> [Exercise]
Skip all pictures, then copy the lines from the start of the data through the line with "const radar = radarX.map((x, i)", keeping both ends.

> [Material]
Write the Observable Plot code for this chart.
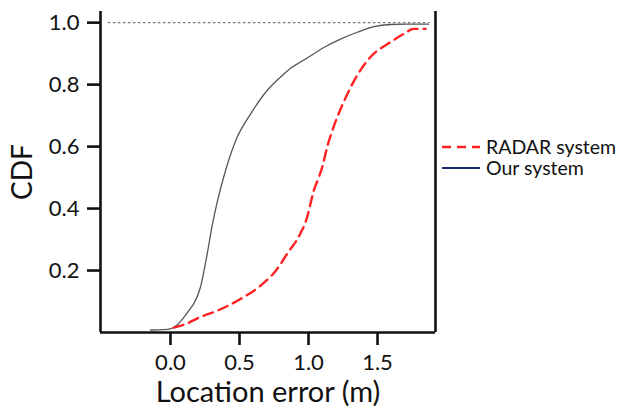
<!DOCTYPE html>
<html>
<head>
<meta charset="utf-8">
<script src="https://cdn.jsdelivr.net/npm/d3@7"></script>
<script src="https://cdn.jsdelivr.net/npm/@observablehq/plot@0.6"></script>
<style>
  html, body { margin: 0; padding: 0; background: #fff; }
  #wrap { position: relative; width: 625px; height: 407px; font-family: Lato, "Open Sans", sans-serif; }
  #legend { position: absolute; left: 441px; top: 136px; font-size: 19.5px; color: #111; }
  #legend .row { display: flex; align-items: center; height: 21.3px; }
  #legend svg { margin-right: 5px; }
</style>
</head>
<body>
<div id="wrap">
  <div id="chart"></div>
  <div id="legend"></div>
</div>
<script>
// ---- data ----
const seriesNames = ["RADAR system", "Our system"];
const ourX = [-0.145, -0.05, 0.0, 0.05, 0.097, 0.145, 0.169, 0.217, 0.266, 0.302, 0.338, 0.399, 0.483, 0.58, 0.70, 0.821, 0.87, 0.942, 0.99, 1.111, 1.232, 1.353, 1.473, 1.594, 1.70, 1.87];
const ourY = [0.008, 0.009, 0.012, 0.025, 0.049, 0.078, 0.093, 0.146, 0.254, 0.345, 0.42, 0.523, 0.63, 0.705, 0.781, 0.834, 0.853, 0.873, 0.886, 0.92, 0.947, 0.969, 0.987, 0.994, 0.995, 0.995];
const radarX = [0.024, 0.097, 0.217, 0.338, 0.507, 0.652, 0.773, 0.845, 0.942, 0.99, 1.014, 1.038, 1.075, 1.099, 1.135, 1.183, 1.256, 1.353, 1.449, 1.594, 1.691, 1.763, 1.848];
const radarY = [0.016, 0.025, 0.05, 0.07, 0.108, 0.151, 0.205, 0.254, 0.32, 0.372, 0.415, 0.458, 0.501, 0.533, 0.598, 0.665, 0.745, 0.83, 0.889, 0.937, 0.964, 0.98, 0.98];
const xTicks = [0.0, 0.5, 1.0, 1.5];
const yTicks = [0.2, 0.4, 0.6, 0.8, 1.0];
const xDomain = [-0.507, 1.92];
const yDomain = [0, 1.036];
const refLine = [{x1: -0.45, x2: 1.88, y: 1.0}];

const our = ourX.map((x, i) => ({x, y: ourY[i]}));
const radar = radarX.map((x, i) => ({x, y: radarY[i]}));

const chart = Plot.plot({
  width: 625,
  height: 407,
  marginLeft: 100,
  marginRight: 190,
  marginTop: 11,
  marginBottom: 75,
  style: {fontFamily: "Lato, 'Open Sans', sans-serif", color: "#111", background: "#fff"},
  x: {domain: xDomain},
  y: {domain: yDomain},
  marks: [
    Plot.ruleY(refLine, {x1: "x1", x2: "x2", y: "y", stroke: "#777", strokeWidth: 1.2, strokeDasharray: "2.5,2.5"}),
    Plot.line(our, {x: "x", y: "y", stroke: "#555", strokeWidth: 1.3, curve: "monotone-x"}),
    Plot.line(radar, {x: "x", y: "y", stroke: "#ff2222", strokeWidth: 2.4, strokeDasharray: "10,6", curve: "monotone-x"}),
    Plot.ruleX([xDomain[0], xDomain[1]], {stroke: "#111", strokeWidth: 2.6}),
    Plot.ruleY([0], {x1: xDomain[0], x2: xDomain[1], stroke: "#111", strokeWidth: 2.6}),
    Plot.axisX({ticks: xTicks, tickFormat: d3.format(".1f"), tickSize: 13, tickPadding: 9, strokeWidth: 2.6, fontSize: 22,
      label: "Location error (m)", labelAnchor: "center", labelArrow: "none", labelOffset: 69}),
    Plot.axisY({ticks: yTicks, tickFormat: d3.format(".1f"), tickSize: 13, tickPadding: 8, strokeWidth: 2.6, fontSize: 22,
      label: "CDF", labelAnchor: "center", labelArrow: "none", labelOffset: 88})
  ]
});
document.getElementById("chart").appendChild(chart);

// style axis labels
chart.querySelectorAll("[aria-label='x-axis label'] text").forEach(t => t.setAttribute("font-size", 29));
chart.querySelectorAll("[aria-label='y-axis label'] text").forEach(t => t.setAttribute("font-size", 28));

// legend
const legendStyles = [
  {stroke: "#ff2222", dash: "9,6", width: 2.4},
  {stroke: "#1a2a6c", dash: null, width: 2}
];
const legend = document.getElementById("legend");
seriesNames.forEach((name, i) => {
  const s = legendStyles[i];
  const row = document.createElement("div");
  row.className = "row";
  row.innerHTML = `<svg width="40" height="10"><line x1="1" x2="39" y1="5" y2="5" stroke="${s.stroke}" stroke-width="${s.width}" ${s.dash ? `stroke-dasharray="${s.dash}"` : ""}/></svg><span>${name}</span>`;
  legend.appendChild(row);
});
</script>
</body>
</html>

> [Result for this task]
Write the Observable Plot code for this chart.
<!DOCTYPE html>
<html>
<head>
<meta charset="utf-8">
<script src="https://cdn.jsdelivr.net/npm/d3@7"></script>
<script src="https://cdn.jsdelivr.net/npm/@observablehq/plot@0.6"></script>
<style>
  html, body { margin: 0; padding: 0; background: #fff; }
  #wrap { position: relative; width: 625px; height: 407px; font-family: Lato, "Open Sans", sans-serif; }
  #legend { position: absolute; left: 441px; top: 136px; font-size: 19.5px; color: #111; }
  #legend .row { display: flex; align-items: center; height: 21.3px; }
  #legend svg { margin-right: 5px; }
</style>
</head>
<body>
<div id="wrap">
  <div id="chart"></div>
  <div id="legend"></div>
</div>
<script>
// ---- data ----
const seriesNames = ["RADAR system", "Our system"];
const ourX = [-0.145, -0.05, 0.0, 0.05, 0.097, 0.145, 0.169, 0.217, 0.266, 0.302, 0.338, 0.399, 0.483, 0.58, 0.70, 0.821, 0.87, 0.942, 0.99, 1.111, 1.232, 1.353, 1.473, 1.594, 1.70, 1.87];
const ourY = [0.008, 0.009, 0.012, 0.025, 0.049, 0.078, 0.093, 0.146, 0.254, 0.345, 0.42, 0.523, 0.63, 0.705, 0.781, 0.834, 0.853, 0.873, 0.886, 0.92, 0.947, 0.969, 0.987, 0.994, 0.995, 0.995];
const radarX = [0.024, 0.097, 0.217, 0.338, 0.507, 0.652, 0.773, 0.845, 0.942, 0.99, 1.014, 1.038, 1.075, 1.099, 1.135, 1.183, 1.256, 1.353, 1.449, 1.594, 1.691, 1.763, 1.848];
const radarY = [0.016, 0.025, 0.05, 0.07, 0.108, 0.151, 0.205, 0.254, 0.32, 0.372, 0.415, 0.458, 0.501, 0.533, 0.598, 0.665, 0.745, 0.83, 0.889, 0.937, 0.964, 0.98, 0.98];
const xTicks = [0.0, 0.5, 1.0, 1.5];
const yTicks = [0.2, 0.4, 0.6, 0.8, 1.0];
const xDomain = [-0.507, 1.92];
const yDomain = [0, 1.036];
const refLine = [{x1: -0.45, x2: 1.88, y: 1.0}];

const our = ourX.map((x, i) => ({x, y: ourY[i]}));
const radar = radarX.map((x, i) => ({x, y: radarY[i]}));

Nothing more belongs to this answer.